FOR SALE: N eon electric crucifix, with case, in good condition; $35 takes it; 150 dozen pall bearers gloves. . . . One new prayer rail with case $55.

Washington Pinsticker

In recent months the monthly Washingtonian, which was established about five years ago as an innocuous houseorgan for the Hotel Mayflower (named The Mayflower's Log), has been publishing less & less news of Society, more & more pungent comment on politics. Last fortnight The Washingtonian definitely abandoned its conservatism, came out as a magazine "which pokes pins into almost everything and everybody in town," began its pinsticking with a cover caricature of a button-nosed Herbert Hoover in red-white-&-blue.

The change in caricature was doubtless more sensational to the magazine's staff than to the Washington public, which is now fairly accustomed to seeing statesmen and politicians baited.

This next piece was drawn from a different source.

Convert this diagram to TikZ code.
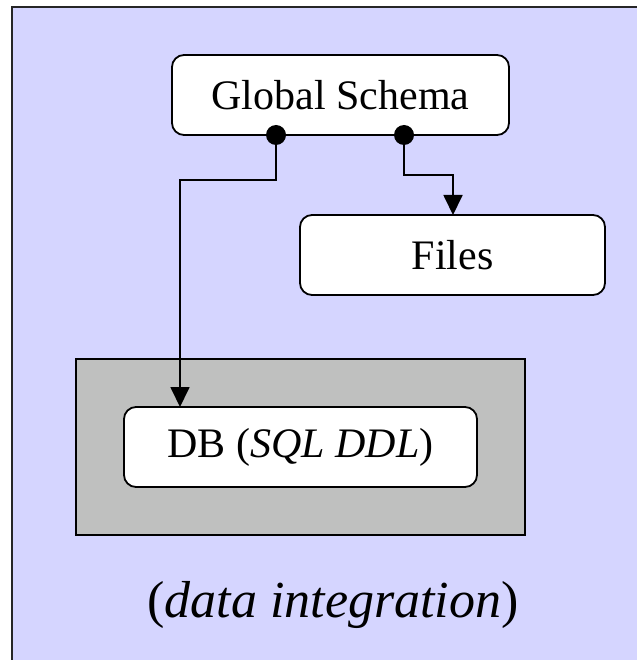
\documentclass[tikz,border=0pt]{standalone}
\usepackage{fontspec}
\setmainfont{Liberation Serif}
\usetikzlibrary{arrows.meta,positioning,calc}

\definecolor{lavender}{RGB}{213,213,255}
\definecolor{dbgray}{RGB}{191,192,191}

\begin{document}
\begin{tikzpicture}[x=1pt,y=-1pt]
\tikzset{
  schemabox/.style={rectangle, rounded corners=12pt, draw=black, line width=1.8pt, fill=white,
    minimum height=80pt, font=\fontsize{42}{48}\selectfont, inner sep=0pt},
  grayarea/.style={rectangle, draw=black, line width=1.8pt, fill=dbgray, inner sep=0pt},
  link/.style={-{Triangle[length=20pt,width=19pt]}, line width=1.8pt, draw=black},
  joint/.style={circle, fill=black, inner sep=0pt, minimum size=20pt}
}

% background
\useasboundingbox (0,0) rectangle (636,660);
\fill[lavender] (12,7) rectangle (640,664);
\draw[line width=2.4pt, black!85] (12,664) |- (640,7);

\node[grayarea, minimum width=449pt, minimum height=176pt] (area) at (300.5,447) {};
\node[schemabox, minimum width=337pt] (global) at (340.5,95) {Global Schema};
\node[schemabox, minimum width=305pt] (files) at (452.5,255) {Files};
\node[schemabox, minimum width=353pt] (db) at (300.5,447) {DB (\textit{SQL DDL})};
\node[font=\fontsize{52}{60}\selectfont] (caption) at (333,605) {(\textit{data integration})};

\coordinate (dbin) at (180,407);
\coordinate (filesin) at (453,215);
\coordinate (out1) at (276,135);
\coordinate (out2) at (404,135);

\draw[link] (out1) |- (180,180) -- (dbin);
\draw[link] (out2) |- (453,175) -- (filesin);
\node[joint] at (out1) {};
\node[joint] at (out2) {};
\end{tikzpicture}
\end{document}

However some 2,000 copies of the revamped issue were bought in the Capital. Usual sale there is about 1,000. Instigator of the change is The Washingtoman's new General Manager Frederick G. Brownell, onetime editor & publisher of Buffalo Town Tidings, brother-in-law of Editor Peter Yischer of Polo. Mrs. Marion Banister, sister of Senator Carter Glass of Virginia, continues as editrix. Newsmen Robert S. Allen, George Abell and Drew Pearson, reputed co-authors of Washington Merry-Go-Round, were reported helping to finance the magazine with their royalties from the book, but that might have been suggested by the fact that Pearson and Abell are announced contributors to the magazine, and that the principal page of chit-chat is headed "Merry-Go-Round."

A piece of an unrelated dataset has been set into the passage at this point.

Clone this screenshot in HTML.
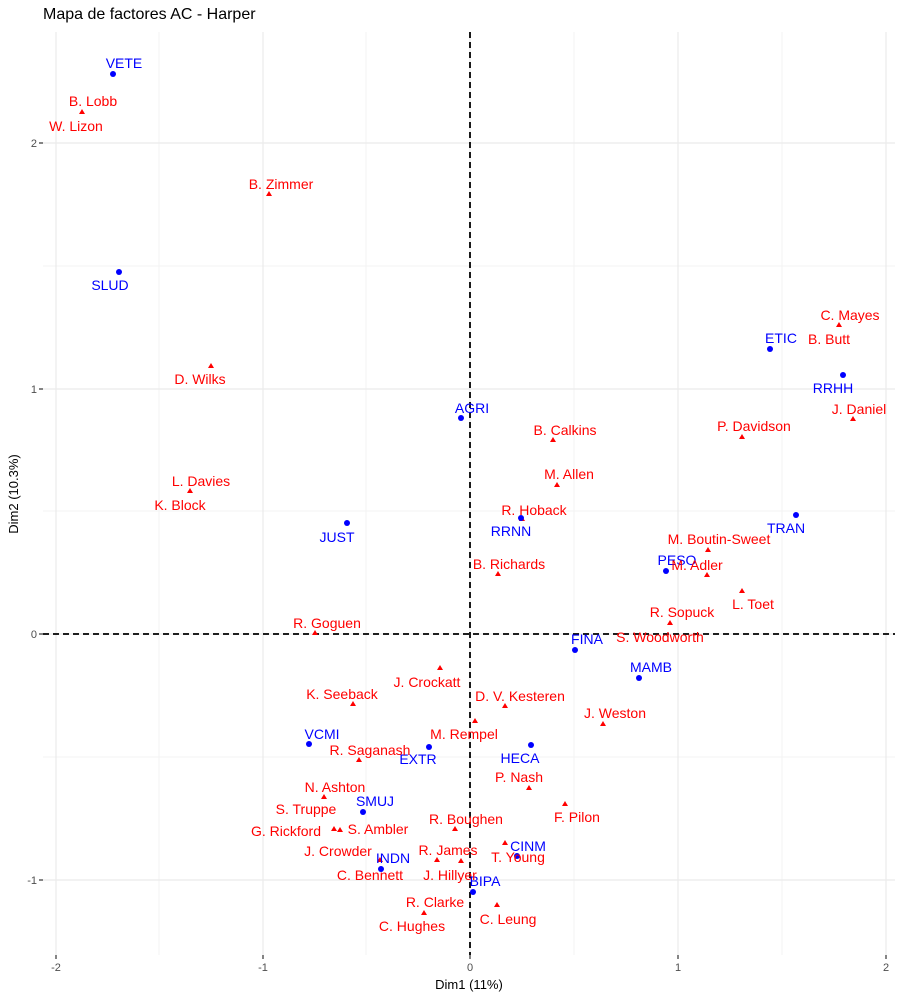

High points of the current issue: a satirical sketch of Representative Sol Bloom of New York who "allows George [Washington] to share in his publicity stunts'' as director of the George Washington Bi-Centennial Commission; an assault upon President Hoover's Unemployment policy as "a food dole substituted for a money dole"; description of Illinois' Governor Louis Lincoln Emmerson's bewilderment when President Hoover curtailed the duck-shooting season: "What do you know about that guy! He must think that ducks vote in Illinois."

Odds, Ends

P: Grafton Wilcox, onetime Washington correspondent for the New York Herald Tribune and for five years assistant managing editor, was appointed managing editor to succeed Armstead Richardson Holcombe, resigned.

P: Dapper Major Frank Earl Mason, recently resigned president of Hearst's International News Service, returned from Europe to become a vice president of National Broadcasting Co.

P: Subscribers to Metals & Alloys, magazine for metallurgical engineers, found the current issue bound within a cover of real aluminum, cold rolled to 2/1.000 in. thickness. The publishers stated that other magazines had appeared with metal foil applied to paper, but never before with a cover of rolled metal. Future issues may be bound in lead, copper, nickel, brass, steel, zinc, molybdenum if manufacturers can be induced to follow the example of Aluminum Co. of America and donate the metal.

P: Publishers of Chicago's Jewish Courier announced a cut in salaries. Editor S. M. Melamed & staff walked out on strike, proceeded to publish their own daily. The real Courier suspended publication.